The financing structure matters more than the headline amount. Hanmi took a direct equity position rather than a convertible note or supplier credit arrangement. That signals confidence in multi-year satellite production volumes and suggests Hanmi sees line-of-sight to $180 million to $240 million in equipment sales over the next 36 months, based on typical venture multiples for strategic industrials entering aerospace. SpaceX is manufacturing 1,200 satellites annually at its Redmond facility and has regulatory approval to deploy 42,000 under its FCC license. Each incremental 1,000 satellites requires approximately $40 million in new packaging equipment for the semiconductor supply chain, split between wire bonders, die attach systems, and automated optical inspection tools.
The broader implication is visibility into Low Earth Orbit semiconductor economics. Starlink satellites have a five-year operational life and require 15% more semiconductors per unit than commercial satellites due to redundancy and radiation hardening. That creates a replacement cycle the market has not yet modeled into semiconductor equipment demand. Hanmi's disclosed position suggests SpaceX shared production roadmaps with enough specificity to justify balance sheet deployment. Worth noting: Hanmi's wire bonding equipment achieves 4-micron placement accuracy, necessary for the ceramic packages used in space-rated power amplifiers.

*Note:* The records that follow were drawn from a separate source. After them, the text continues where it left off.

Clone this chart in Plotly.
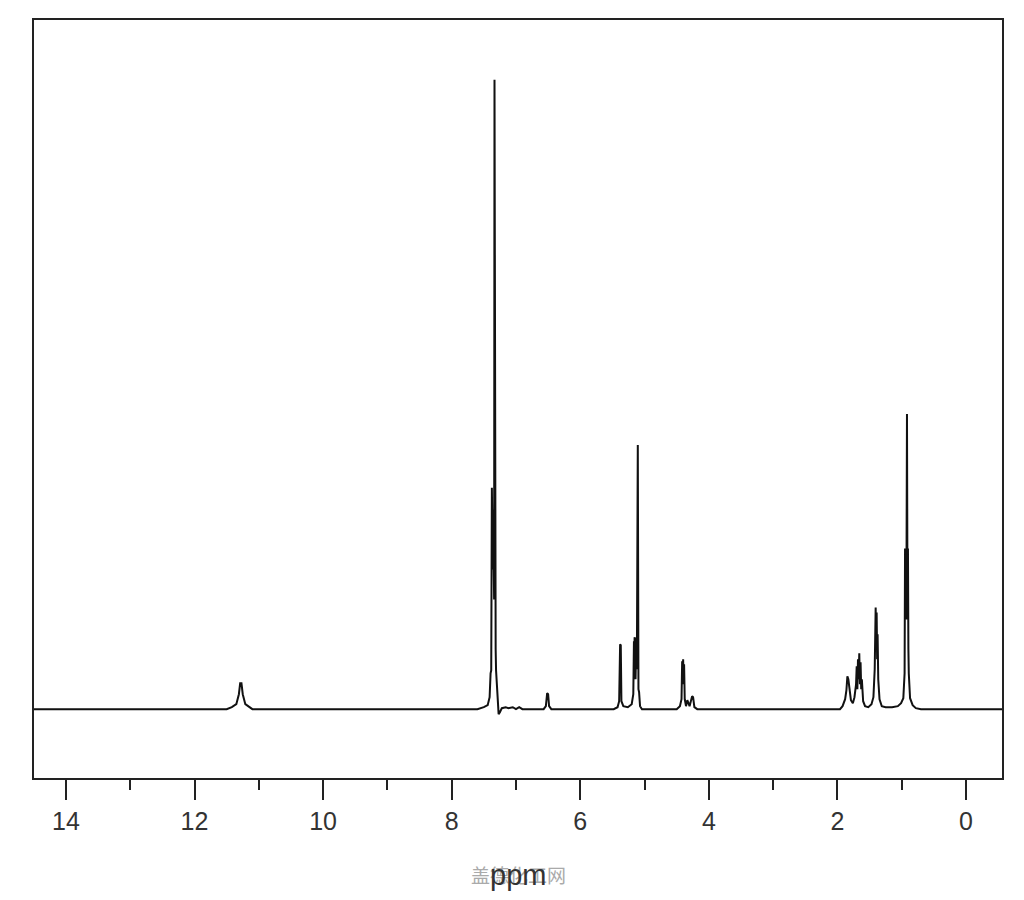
import plotly.graph_objects as go

# Spectrum trace vertices (chemical shift in ppm, relative intensity)
ppm = [14.6, 11.50, 11.42, 11.35, 11.31, 11.29, 11.27, 11.25, 11.21, 11.15, 11.10,
       7.60, 7.50, 7.44, 7.41, 7.395, 7.385, 7.375, 7.370, 7.365, 7.360, 7.355, 7.350,
       7.345, 7.340, 7.334, 7.328, 7.322, 7.316, 7.310, 7.300, 7.285, 7.270, 7.250,
       7.220, 7.160, 7.120, 7.050, 7.000, 6.950, 6.900,
       6.570, 6.535, 6.515, 6.500, 6.485, 6.450,
       5.480, 5.420, 5.395, 5.380, 5.370, 5.360, 5.330, 5.260, 5.200, 5.175, 5.165,
       5.160, 5.155, 5.150, 5.145, 5.140, 5.130, 5.120, 5.105, 5.095, 5.085, 5.070, 5.040,
       4.500, 4.450, 4.425, 4.415, 4.408, 4.400, 4.392, 4.385, 4.375, 4.355, 4.335,
       4.300, 4.260, 4.245, 4.225, 4.180,
       1.960, 1.920, 1.880, 1.860, 1.845, 1.830, 1.815, 1.790, 1.760, 1.735, 1.710,
       1.700, 1.690, 1.680, 1.670, 1.660, 1.650, 1.640, 1.630, 1.620, 1.600, 1.570,
       1.520, 1.470, 1.440, 1.420, 1.405, 1.398, 1.390, 1.382, 1.375, 1.365, 1.345,
       1.310, 1.250, 1.150, 1.060, 1.010, 0.975, 0.955, 0.948, 0.942, 0.935, 0.928,
       0.918, 0.910, 0.903, 0.896, 0.890, 0.870, 0.830, 0.780, 0.700, -0.7]

intensity = [0, 0, 2, 5, 15, 26, 26, 15, 5, 2, 0,
             0, 2, 4, 12, 36, 39, 222, 150, 215, 140, 200, 120,
             172, 110, 631, 120, 165, 60, 39, 30, 6, -5, -3,
             1, 2, 1, 2, 0, 2, 0,
             0, 3, 16, 15, 3, 0,
             0, 2, 8, 65, 64, 8, 3, 2, 5, 15, 68,
             30, 72, 35, 70, 30, 65, 40, 265, 20, 17, 3, 0,
             0, 3, 10, 48, 25, 50, 30, 45, 10, 3, 9,
             3, 13, 12, 2, 0,
             0, 3, 10, 19, 33, 30, 22, 9, 6, 12, 25,
             43, 20, 50, 30, 56, 25, 47, 20, 30, 8, 3,
             2, 5, 12, 40, 102, 60, 97, 50, 75, 30, 10,
             3, 2, 2, 3, 6, 11, 36, 161, 100, 155, 90,
             296, 100, 161, 60, 36, 11, 4, 1, 0, 0]

tick_vals = [14, 12, 10, 8, 6, 4, 2, 0]
tick_text = ["14", "12", "10", "8", "6", "4", "2", "0"]
x_title = "ppm"
watermark = "盖德化工网"

fig = go.Figure()
fig.add_trace(go.Scatter(
    x=ppm, y=intensity, mode="lines",
    line=dict(color="#111111", width=2),
    hoverinfo="skip", showlegend=False,
))

fig.update_layout(
    width=1016, height=892,
    margin=dict(l=26, r=22, t=10, b=122),
    paper_bgcolor="white", plot_bgcolor="white",
    font=dict(family="Liberation Sans, Arial, sans-serif", color="#333333"),
)

fig.update_xaxes(
    range=[14.497, -0.56],
    showline=True, linecolor="#222222", linewidth=2, mirror=True,
    showgrid=False, zeroline=False,
    ticks="outside", ticklen=20, tickwidth=2, tickcolor="#222222",
    tickvals=tick_vals, ticktext=tick_text,
    tickfont=dict(size=25, color="#333333", family="Liberation Sans, Arial, sans-serif"),
    minor=dict(dtick=1, ticks="outside", ticklen=10, tickwidth=2, tickcolor="#222222", showgrid=False),
)

fig.update_yaxes(
    range=[-69, 691],
    showline=True, linecolor="#222222", linewidth=2, mirror=True,
    showgrid=False, zeroline=False, showticklabels=False, ticks="",
)

fig.add_annotation(
    text=watermark, xref="paper", yref="paper", x=0.5, y=-0.127,
    showarrow=False, font=dict(size=19, color="#aaaaaa", family="Noto Sans CJK SC"),
    xanchor="center", yanchor="middle",
)
fig.add_annotation(
    text=x_title, xref="paper", yref="paper", x=0.5, y=-0.128,
    showarrow=False, font=dict(size=29, color="#333333", family="Liberation Sans, Arial, sans-serif"),
    xanchor="center", yanchor="middle",
)

fig.write_html("out.html")
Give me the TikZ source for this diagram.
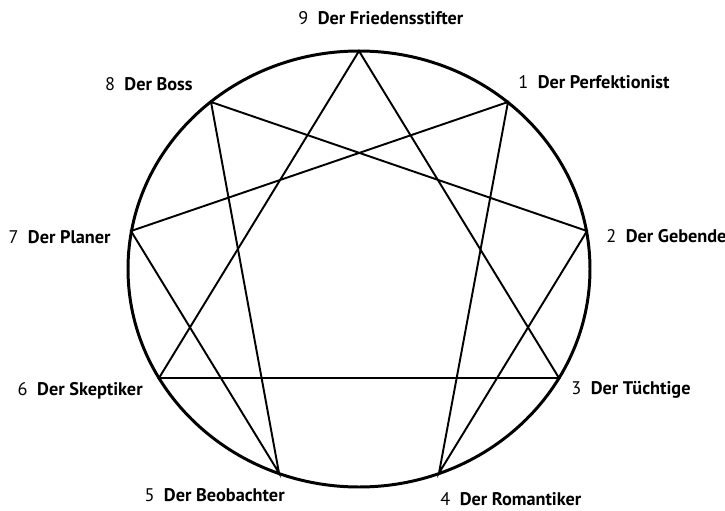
\documentclass[tikz,border=0pt]{standalone}
\usepackage{fontspec}
\setmainfont{PT Sans}

\begin{document}
\begin{tikzpicture}[
    x=0.02cm, y=-0.02cm,
    every node/.style={font=\fontsize{10.4}{12}\selectfont, inner sep=0pt},
    % Stijl voor de buitenste ring
    ring/.style={line width=1.7pt},
    % Stijl voor de verbindingslijnen
    chord/.style={line width=1.1pt, line join=miter},
    % Nummer en naam van elk type
    num/.style={},
    typename/.style={font=\fontsize{10.4}{12}\selectfont\bfseries}
]
\useasboundingbox (0,0) rectangle (725,511);

% --- Ring ---
\draw[ring] (359,269) ellipse [x radius=231, y radius=218];

% --- Punten op de ring ---
\coordinate (p9) at (359,51);
\coordinate (p1) at (508,102);
\coordinate (p2) at (587,231);
\coordinate (p3) at (559,378);
\coordinate (p4) at (439,473);
\coordinate (p5) at (279,473);
\coordinate (p6) at (159,378);
\coordinate (p7) at (131,231);
\coordinate (p8) at (211,102);

% --- Driehoek en zeshoek ---
\draw[chord] (p9) -- (p3) -- (p6) -- cycle;
\draw[chord] (p1) -- (p4) -- (p2) -- (p8) -- (p5) -- (p7) -- cycle;

% --- Labels rechts: nummer eerst ---
\node[num, anchor=base west] (n9) at (298,24) {9};
\node[typename, anchor=base west] (l9) at ([xshift=5pt]n9.base east) {Der Friedensstifter};
\node[num, anchor=base west] (n1) at (518,88) {1};
\node[typename, anchor=base west] (l1) at ([xshift=5pt]n1.base east) {Der Perfektionist};
\node[num, anchor=base west] (n2) at (606,242) {2};
\node[typename, anchor=base west] (l2) at ([xshift=5pt]n2.base east) {Der Gebende};
\node[num, anchor=base west] (n3) at (571,394) {3};
\node[typename, anchor=base west] (l3) at ([xshift=5pt]n3.base east) {Der Tüchtige};
\node[num, anchor=base west] (n4) at (440,505) {4};
\node[typename, anchor=base west] (l4) at ([xshift=5pt]n4.base east) {Der Romantiker};

% --- Labels links: naam eindigt bij de ring ---
\node[typename, anchor=base east] (l5) at (285,501) {Der Beobachter};
\node[num, anchor=base east] (n5) at ([xshift=-5pt]l5.base west) {5};
\node[typename, anchor=base east] (l6) at (143,395) {Der Skeptiker};
\node[num, anchor=base east] (n6) at ([xshift=-5pt]l6.base west) {6};
\node[typename, anchor=base east] (l7) at (111,243) {Der Planer};
\node[num, anchor=base east] (n7) at ([xshift=-5pt]l7.base west) {7};
\node[typename, anchor=base east] (l8) at (193,90) {Der Boss};
\node[num, anchor=base east] (n8) at ([xshift=-5pt]l8.base west) {8};

\end{tikzpicture}
\end{document}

Operators should track Q1 2025 earnings guidance from STATS ChipPAC and Amkor, both of which serve aerospace accounts and compete for the same tooling capacity. SpaceX's next 400-satellite launch cadence begins in March 2025, requiring packaging line qualifications to close by mid-February. Hanmi's capex guidance for fiscal 2025, due January 28, will show whether this investment is isolated or part of a broader aerospace pivot.
The Korean electronics industry has spent 18 months trying to derisk China demand exposure. Hanmi just disclosed the blueprint: take equity in the customer, not the supplier.